As taxas dos depósitos interbancários com vencimento em 2024 saltavam de 13,05% para 13,63% ao ano. Negociados entre instituições financeiras, os contratos dos chamados juros DI, sobretudo aqueles com vencimento de curto prazo, tendem a subir mais quando há maior expectativa no setor financeiro de que o Banco Central precisará elevar a sua taxa de referência (Selic) para controlar a inflação.

"Juros futuros estressaram com sinalização de piora no contexto inflacionário associada ao risco fiscal das propostas do novo governo. Esse cenário pode ser observado com maior intensidade pela queda das ações nos setores de aviação, educação e construção civil, mais sensíveis às oscilações de juros", explicou Leandro De Checchi , analista da Clear Corretora.

Enquanto o mercado brasileiro derreteu, o americano disparou diante da perspectiva de queda dos juros após um recuo maior do que o esperado dos preços ao consumidor americano em outubro.

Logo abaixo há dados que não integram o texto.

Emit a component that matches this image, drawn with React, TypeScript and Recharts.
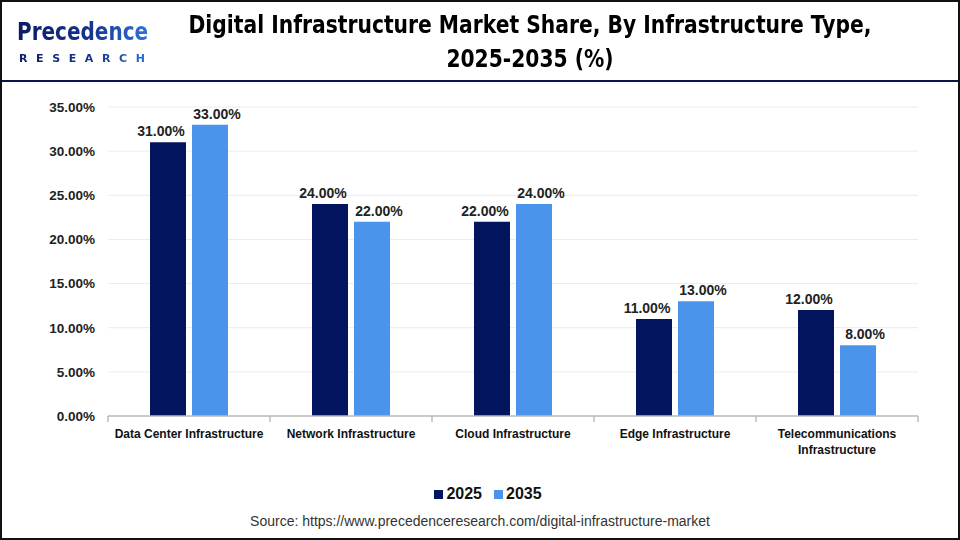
import { Bar, BarChart, CartesianGrid, LabelList, XAxis, YAxis } from 'recharts';

const categories = [
  'Data Center Infrastructure',
  'Network Infrastructure',
  'Cloud Infrastructure',
  'Edge Infrastructure',
  'Telecommunications Infrastructure',
];
const share2025 = [31, 24, 22, 11, 12];
const share2035 = [33, 22, 24, 13, 8];
const yTicks = [0, 5, 10, 15, 20, 25, 30, 35];

const NAVY = '#03155f';
const BLUE = '#4a94ec';
const HEAD = '"DejaVu Sans", sans-serif';
const ARIAL = 'Arial, "Liberation Sans", sans-serif';

const data = categories.map((name, i) => ({
  name,
  y2025: share2025[i],
  y2035: share2035[i],
}));

const pct = (v: number) => `${Number(v).toFixed(2)}%`;

// category tick: label text plus boundary tick marks on the axis
function CategoryTick(props: any) {
  const { x, y, payload, index, visibleTicksCount } = props;
  const band = 162;
  const lines: string[] =
    payload.value === 'Telecommunications Infrastructure'
      ? ['Telecommunications', 'Infrastructure']
      : [payload.value];
  return (
    <g>
      <line x1={x - band / 2} x2={x - band / 2} y1={y - 8} y2={y - 2} stroke="#bbbbbb" strokeWidth={1.5} />
      {index === visibleTicksCount - 1 && (
        <line x1={x + band / 2} x2={x + band / 2} y1={y - 8} y2={y - 2} stroke="#bbbbbb" strokeWidth={1.5} />
      )}
      <text textAnchor="middle" fontWeight={700} fontSize={12} fill="#111" fontFamily={ARIAL}>
        {lines.map((l, i) => (
          <tspan key={i} x={x} y={y + 14 + i * 16}>
            {l}
          </tspan>
        ))}
      </text>
    </g>
  );
}

const labelStyle = { fontFamily: ARIAL, fontWeight: 700, fontSize: 14, fill: '#222' };

const logoGradient = {
  background: 'linear-gradient(90deg, #0b1c66 0%, #15328f 55%, #2f73d9 100%)',
  WebkitBackgroundClip: 'text',
  backgroundClip: 'text',
  color: 'transparent',
} as const;

export default function App() {
  return (
    <div
      style={{
        position: 'fixed',
        left: 0,
        top: 0,
        width: 960,
        height: 540,
        background: '#fff',
        boxSizing: 'border-box',
        border: '2px solid #111',
        overflow: 'hidden',
      }}
    >
      {/* logo */}
      <div style={{ position: 'absolute', left: 15, top: 15, width: 160, fontFamily: HEAD }}>
        <div
          style={{
            fontSize: 25,
            fontWeight: 700,
            lineHeight: '30px',
            transform: 'scaleX(0.8)',
            transformOrigin: 'left center',
            display: 'inline-block',
            ...logoGradient,
          }}
        >
          Precedence
        </div>
        <div
          style={{
            fontSize: 11,
            fontWeight: 700,
            letterSpacing: 8.6,
            marginLeft: 2,
            marginTop: 1,
            display: 'inline-block',
            ...logoGradient,
          }}
        >
          RESEARCH
        </div>
      </div>

      {/* title */}
      <div
        style={{
          position: 'absolute',
          left: 28,
          width: 1000,
          top: 6,
          textAlign: 'center',
          fontFamily: HEAD,
          fontWeight: 700,
          fontSize: 24,
          lineHeight: '34px',
          color: '#000',
          whiteSpace: 'nowrap',
          transform: 'scaleX(0.845)',
          transformOrigin: '500px 0',
        }}
      >
        Digital Infrastructure Market Share, By Infrastructure Type,
        <br />
        2025-2035 (%)
      </div>
      <div style={{ position: 'absolute', left: 0, top: 78, width: 960, height: 2, background: '#0c1450' }} />

      <div style={{ position: 'absolute', left: -2, top: -2 }}>
        <BarChart
          width={960}
          height={540}
          data={data}
          margin={{ top: 107, right: 42, bottom: 56, left: 8 }}
          barSize={36}
          barGap={6}
        >
          <CartesianGrid vertical={false} stroke="#ebebeb" />
          <XAxis
            dataKey="name"
            interval={0}
            tickLine={false}
            axisLine={{ stroke: '#bbbbbb', strokeWidth: 1.5 }}
            tick={<CategoryTick />}
            height={68}
          />
          <YAxis
            domain={[0, 35]}
            ticks={yTicks}
            tickFormatter={pct}
            axisLine={false}
            tickLine={false}
            width={100}
            tickMargin={7}
            tick={{ fontFamily: ARIAL, fontWeight: 700, fontSize: 13.5, fill: '#222' }}
          />
          <Bar dataKey="y2025" name="2025" fill={NAVY} isAnimationActive={false}>
            <LabelList
              dataKey="y2025"
              position="top"
              offset={6}
              dx={-7}
              formatter={(v: any) => pct(v)}
              style={labelStyle}
            />
          </Bar>
          <Bar dataKey="y2035" name="2035" fill={BLUE} isAnimationActive={false}>
            <LabelList
              dataKey="y2035"
              position="top"
              offset={6}
              dx={7}
              formatter={(v: any) => pct(v)}
              style={labelStyle}
            />
          </Bar>
        </BarChart>
      </div>

      {/* legend */}
      <div
        style={{
          position: 'absolute',
          left: 8,
          width: 956,
          top: 483,
          display: 'flex',
          justifyContent: 'center',
          alignItems: 'center',
          gap: 12,
          fontFamily: ARIAL,
          fontWeight: 700,
          fontSize: 16,
          color: '#111',
        }}
      >
        {[
          ['2025', NAVY],
          ['2035', BLUE],
        ].map(([label, color]) => (
          <span key={label} style={{ display: 'flex', alignItems: 'center', gap: 3 }}>
            <span style={{ width: 9, height: 9, background: color, display: 'inline-block' }} />
            {label}
          </span>
        ))}
      </div>

      <div
        style={{
          position: 'absolute',
          left: 0,
          width: 956,
          top: 511,
          textAlign: 'center',
          fontFamily: ARIAL,
          fontSize: 14,
          color: '#333',
        }}
      >
        Source: https://www.precedenceresearch.com/digital-infrastructure-market
      </div>
    </div>
  );
}
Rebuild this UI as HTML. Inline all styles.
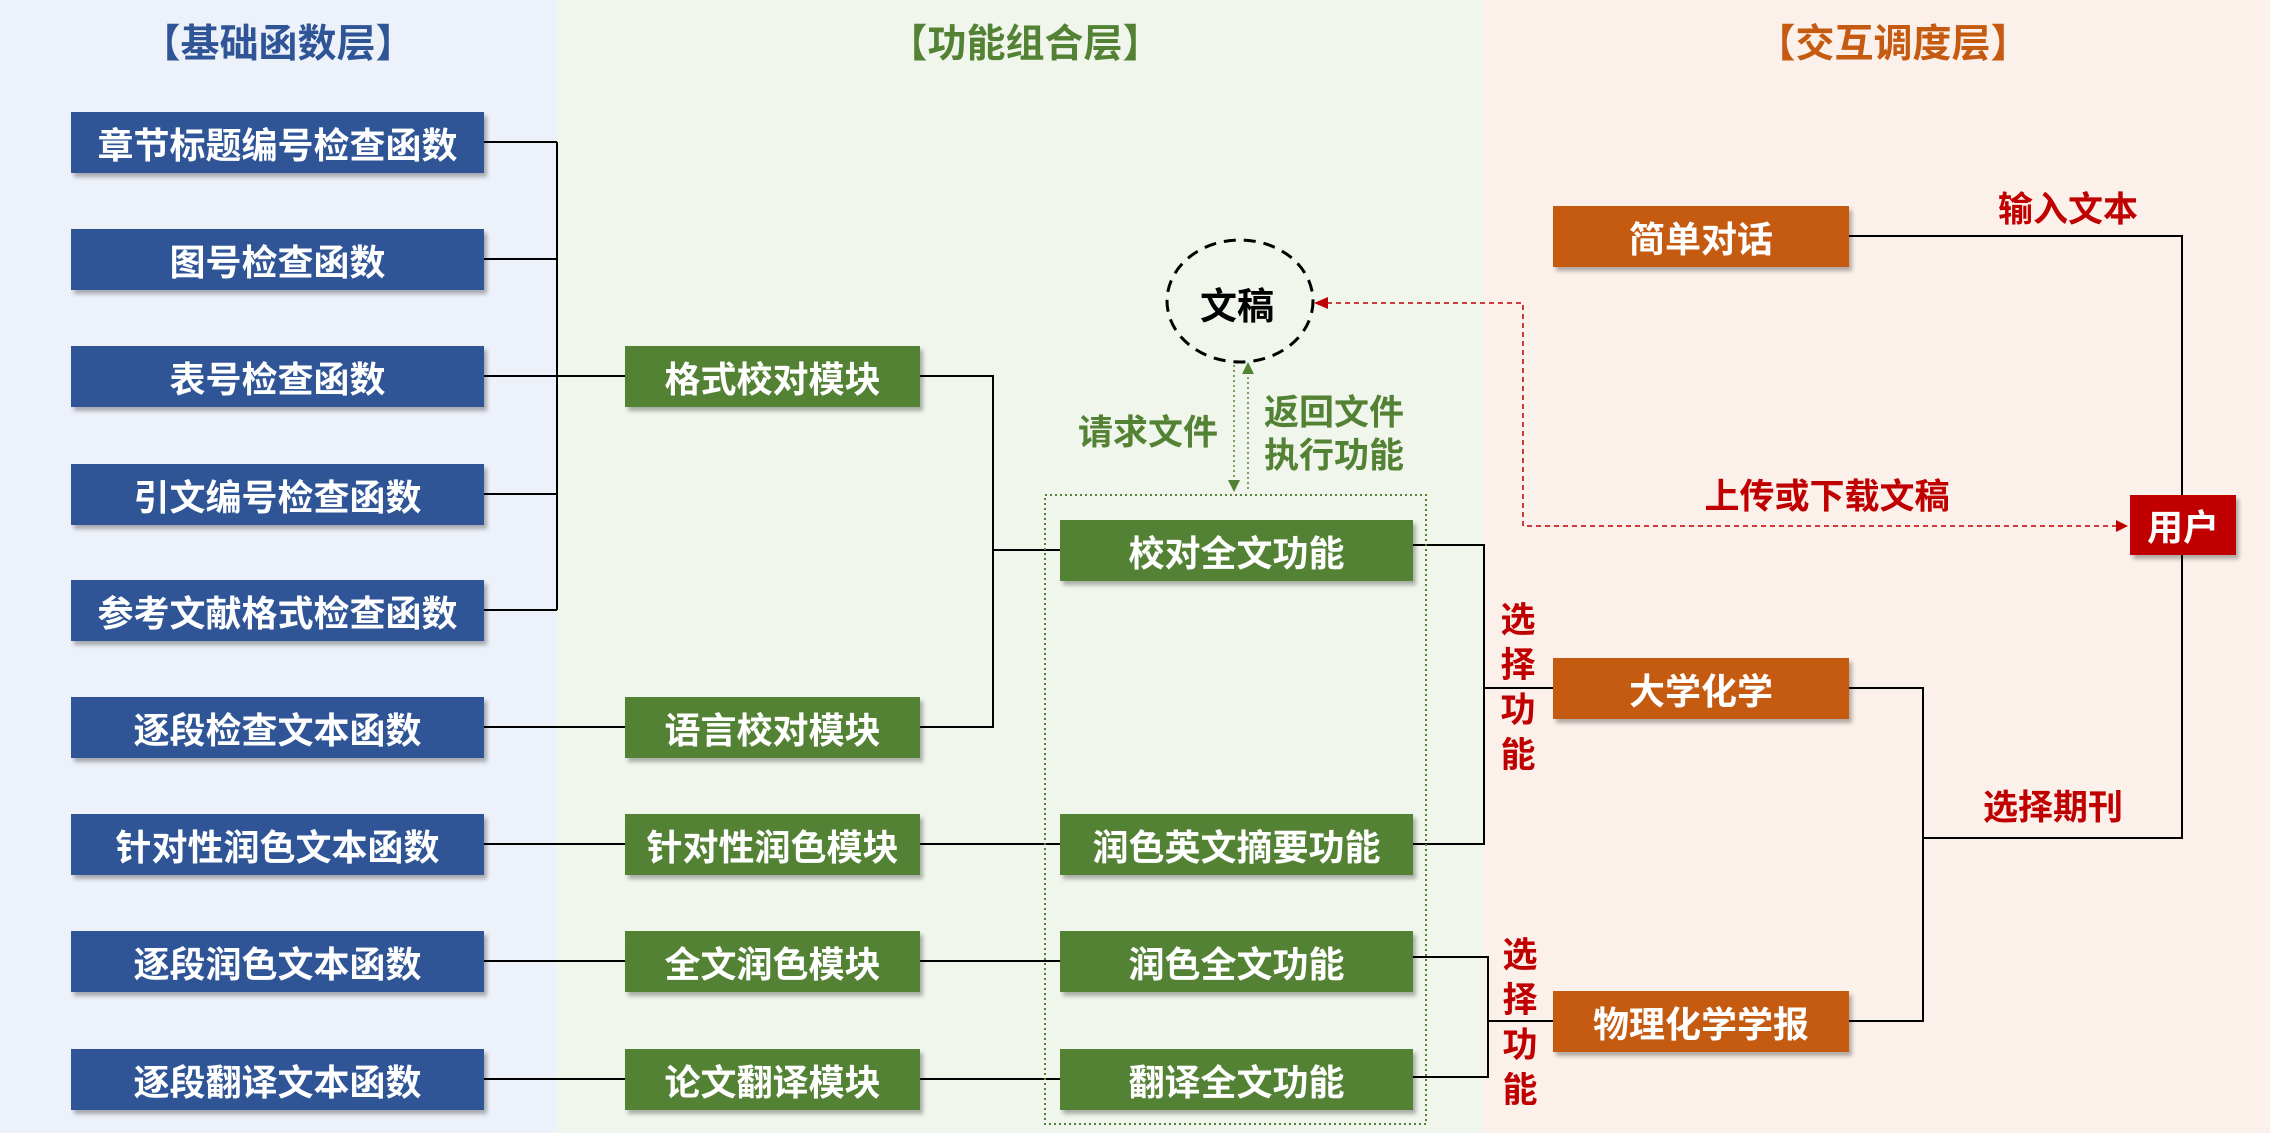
<!DOCTYPE html>
<html><head><meta charset="utf-8">
<style>
body{margin:0;width:2270px;height:1133px;position:relative;overflow:hidden;font-family:"Liberation Sans","Noto Sans CJK SC",sans-serif;}
.bg{position:absolute;top:0;height:1133px}
.t{position:absolute;font-weight:bold;font-size:39px;text-align:center;transform:translate(-50%,-50%);white-space:nowrap}
.b{position:absolute;color:#fff;font-size:36px;font-weight:bold;display:flex;align-items:center;justify-content:center;box-shadow:3px 4px 4px rgba(0,0,0,0.3);white-space:nowrap}
.bl{background:#2f5597;left:71px;width:413px;height:61px}
.gm{background:#548235;left:625px;width:295px;height:61px}
.gf{background:#548235;left:1060px;width:353px;height:61px}
.or{background:#c55a11;left:1553px;width:296px;height:61px}
.l{position:absolute;font-size:35px;font-weight:bold;transform:translate(-50%,-50%);white-space:nowrap}
.red{color:#c00000}.grn{color:#548235}
</style></head><body>
<div class="bg" style="left:0;width:557px;background:#edf1f9"></div>
<div class="bg" style="left:557px;width:926px;background:#f0f6ec"></div>
<div class="bg" style="left:1483px;width:787px;background:#fcf1ea"></div>
<div class="t" style="left:278px;top:41px;color:#2f5597">【基础函数层】</div>
<div class="t" style="left:1025px;top:41px;color:#548235">【功能组合层】</div>
<div class="t" style="left:1893px;top:41px;color:#c55a11">【交互调度层】</div>

<svg width="2270" height="1133" style="position:absolute;left:0;top:0">
<g stroke="#000" stroke-width="2" fill="none">
<path d="M484 142H557M484 259H557M484 376H625M484 494H557M484 610H557M557 142V610"/>
<path d="M484 727H625M484 844H625M484 961H625M484 1079H625"/>
<path d="M920 376H993V727H920M993 550H1060"/>
<path d="M920 844H1060M920 961H1060M920 1079H1060"/>
<path d="M1413 545H1484V844H1413M1484 688H1553"/>
<path d="M1413 957H1488V1077H1413M1488 1021H1553"/>
<path d="M1849 688H1923V1021H1849M1923 838H2182V555M1849 236H2182V495"/>
</g>
<ellipse cx="1240" cy="301" rx="73" ry="61" fill="none" stroke="#000" stroke-width="3" stroke-dasharray="12 8"/>
<rect x="1045" y="495" width="381" height="629" fill="none" stroke="#548235" stroke-width="2" stroke-dasharray="2 3"/>
<g stroke="#548235" stroke-width="1.5" stroke-dasharray="2 3">
<path d="M1234 365V482M1248 372V490"/></g>
<path d="M1228 480L1240 480L1234 492Z" fill="#548235"/>
<path d="M1242 374L1254 374L1248 362Z" fill="#548235"/>
<path d="M2126 526H1523V303H1326" fill="none" stroke="#c00000" stroke-width="1.5" stroke-dasharray="5 4"/>
<path d="M1314 303L1328 297L1328 309Z" fill="#c00000"/>
<path d="M2128 526L2116 520L2116 532Z" fill="#c00000"/>
</svg>

<div class="l" style="left:1237px;top:303px;color:#000;font-size:37px">文稿</div>

<div class="b bl" style="top:112px">章节标题编号检查函数</div>
<div class="b bl" style="top:229px">图号检查函数</div>
<div class="b bl" style="top:346px">表号检查函数</div>
<div class="b bl" style="top:464px">引文编号检查函数</div>
<div class="b bl" style="top:580px">参考文献格式检查函数</div>
<div class="b bl" style="top:697px">逐段检查文本函数</div>
<div class="b bl" style="top:814px">针对性润色文本函数</div>
<div class="b bl" style="top:931px">逐段润色文本函数</div>
<div class="b bl" style="top:1049px">逐段翻译文本函数</div>

<div class="b gm" style="top:346px">格式校对模块</div>
<div class="b gm" style="top:697px">语言校对模块</div>
<div class="b gm" style="top:814px">针对性润色模块</div>
<div class="b gm" style="top:931px">全文润色模块</div>
<div class="b gm" style="top:1049px">论文翻译模块</div>

<div class="b gf" style="top:520px">校对全文功能</div>
<div class="b gf" style="top:814px">润色英文摘要功能</div>
<div class="b gf" style="top:931px">润色全文功能</div>
<div class="b gf" style="top:1049px">翻译全文功能</div>

<div class="b or" style="top:206px">简单对话</div>
<div class="b or" style="top:658px">大学化学</div>
<div class="b or" style="top:991px">物理化学学报</div>
<div class="b" style="background:#c00000;left:2130px;top:495px;width:106px;height:60px">用户</div>

<div class="l grn" style="left:1148px;top:430px">请求文件</div>
<div class="l grn" style="left:1334px;top:410px">返回文件</div>
<div class="l grn" style="left:1334px;top:453px">执行功能</div>
<div class="l red" style="left:2068px;top:207px">输入文本</div>
<div class="l red" style="left:2053px;top:805px">选择期刊</div>
<div class="l red" style="left:1827px;top:494px">上传或下载文稿</div>
<div class="l red" style="left:1518px;top:688px;line-height:45px;width:40px;text-align:center;white-space:normal">选<br>择<br>功<br>能</div>
<div class="l red" style="left:1520px;top:1023px;line-height:45px;width:40px;text-align:center;white-space:normal">选<br>择<br>功<br>能</div>
</body></html>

A taxa anual está agora acumulada em 7,7%, contra os 8,2% registrados em setembro.

Essa diferença de ambientes relacionada à expectativa de alta da inflação no Brasil e queda nos EUA provocou grande dispersão entre o Ibovespa e o S&P 500, parâmetro da Bolsa de Nova York, que subiu 5,54% nesta quinta.

"Hoje [quinta] ocorreu uma coincidência muito grande de serem divulgadas duas noticias muito boas lá fora [além da desaceleração da inflação, também houve esfriamento do mercado de trabalho] e duas noticias muito ruins aqui, que foi o IPCA acima do esperado e o discurso perigoso do presidente, do ponto de vista fiscal", detalhou Guarda, da Galapagos.

Um dos "dias mais malucos do mercado dada a disparidade entre Brasil e Estados Unidos" já testemunhados por Rodrigo Jolig, diretor de investimentos da Alphatree Capital, o que, para ele, indica que os investidores estão "questionando a credibilidade fiscal do país" após o discurso de Lula.